— JOB —
Pictures are not part of the copy. Retype the lines from the first one through the line that contains "ms=11, label='World price')".

- - - - -

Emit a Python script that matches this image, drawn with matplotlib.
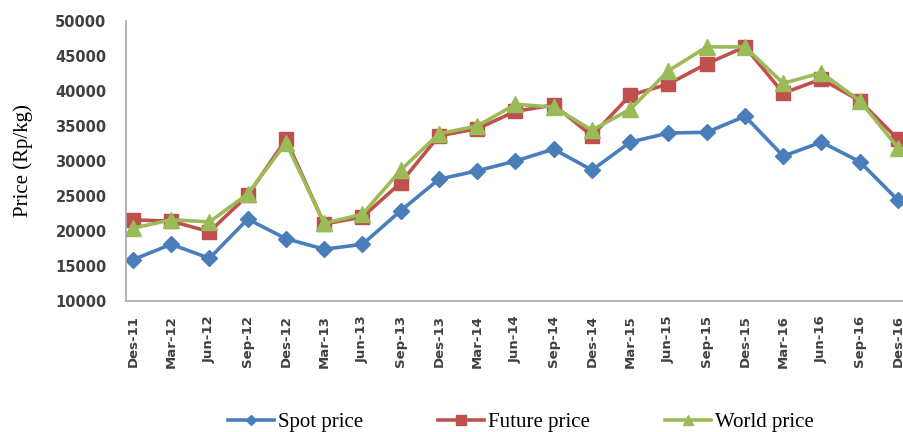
import numpy as np
import matplotlib.pyplot as plt

months = ['Des-11', 'Mar-12', 'Jun-12', 'Sep-12', 'Des-12', 'Mar-13', 'Jun-13',
          'Sep-13', 'Des-13', 'Mar-14', 'Jun-14', 'Sep-14', 'Des-14', 'Mar-15',
          'Jun-15', 'Sep-15', 'Des-15', 'Mar-16', 'Jun-16', 'Sep-16', 'Des-16']
spot = [15900, 18100, 16100, 21700, 18900, 17400, 18100, 22900, 27400, 28600, 30000,
        31700, 28700, 32700, 34000, 34100, 36400, 30700, 32700, 29900, 24400]
future = [21600, 21400, 19900, 25100, 33100, 21000, 22000, 26900, 33600, 34600, 37100,
          38000, 33600, 39400, 41000, 43900, 46300, 39700, 41700, 38600, 33100]
world = [20400, 21600, 21300, 25300, 32600, 21100, 22400, 28700, 33900, 35000, 38100,
         37700, 34400, 37400, 42900, 46300, 46300, 41100, 42600, 38600, 31900]

fig = plt.figure(figsize=(9.04, 4.32), dpi=100)
ax = fig.add_axes([126/904, 1 - 301/432, 1 - 126/904, 280/432])

x = np.arange(len(months))
ax.plot(x, spot, color='#4A7EBB', lw=2.6, marker='D', ms=8, label='Spot price')
ax.plot(x, future, color='#C0504D', lw=2.6, marker='s', ms=10, label='Future price')
ax.plot(x, world, color='#9BBB59', lw=2.6, marker='^', ms=11, label='World price')

ax.set_xlim(-7/38.25, 20 + 6/38.25)
ax.set_ylim(10000, 50000)
ax.set_yticks(np.arange(10000, 50001, 5000))
ax.set_xticks(x)
ax.set_xticklabels(months, rotation=90, fontsize=9.5, fontweight='bold', color='#404040')
for t in ax.get_yticklabels():
    t.set_fontsize(10.5)
    t.set_fontweight('bold')
    t.set_color('#404040')
ax.tick_params(axis='both', length=0)
ax.tick_params(axis='x', pad=10)
ax.tick_params(axis='y', pad=14)

for s in ['top', 'right']:
    ax.spines[s].set_visible(False)
for s in ['left', 'bottom']:
    ax.spines[s].set_color('#a6a6a6')
    ax.spines[s].set_linewidth(1.2)

ax.set_ylabel('Price (Rp/kg)', family='Liberation Serif', fontsize=15, labelpad=16)

fig.legend(loc='center', bbox_to_anchor=(0.576, 1 - 422/432), ncol=3, frameon=False,
           prop={'family': 'Liberation Serif', 'size': 15}, handlelength=2.2,
           handletextpad=0.2, columnspacing=3.6, markerscale=0.7)

fig.savefig('out.png', dpi=100)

- - - - -

— ANSWER FOR THE TASK —
Emit a Python script that matches this image, drawn with matplotlib.
import numpy as np
import matplotlib.pyplot as plt

months = ['Des-11', 'Mar-12', 'Jun-12', 'Sep-12', 'Des-12', 'Mar-13', 'Jun-13',
          'Sep-13', 'Des-13', 'Mar-14', 'Jun-14', 'Sep-14', 'Des-14', 'Mar-15',
          'Jun-15', 'Sep-15', 'Des-15', 'Mar-16', 'Jun-16', 'Sep-16', 'Des-16']
spot = [15900, 18100, 16100, 21700, 18900, 17400, 18100, 22900, 27400, 28600, 30000,
        31700, 28700, 32700, 34000, 34100, 36400, 30700, 32700, 29900, 24400]
future = [21600, 21400, 19900, 25100, 33100, 21000, 22000, 26900, 33600, 34600, 37100,
          38000, 33600, 39400, 41000, 43900, 46300, 39700, 41700, 38600, 33100]
world = [20400, 21600, 21300, 25300, 32600, 21100, 22400, 28700, 33900, 35000, 38100,
         37700, 34400, 37400, 42900, 46300, 46300, 41100, 42600, 38600, 31900]

fig = plt.figure(figsize=(9.04, 4.32), dpi=100)
ax = fig.add_axes([126/904, 1 - 301/432, 1 - 126/904, 280/432])

x = np.arange(len(months))
ax.plot(x, spot, color='#4A7EBB', lw=2.6, marker='D', ms=8, label='Spot price')
ax.plot(x, future, color='#C0504D', lw=2.6, marker='s', ms=10, label='Future price')
ax.plot(x, world, color='#9BBB59', lw=2.6, marker='^', ms=11, label='World price')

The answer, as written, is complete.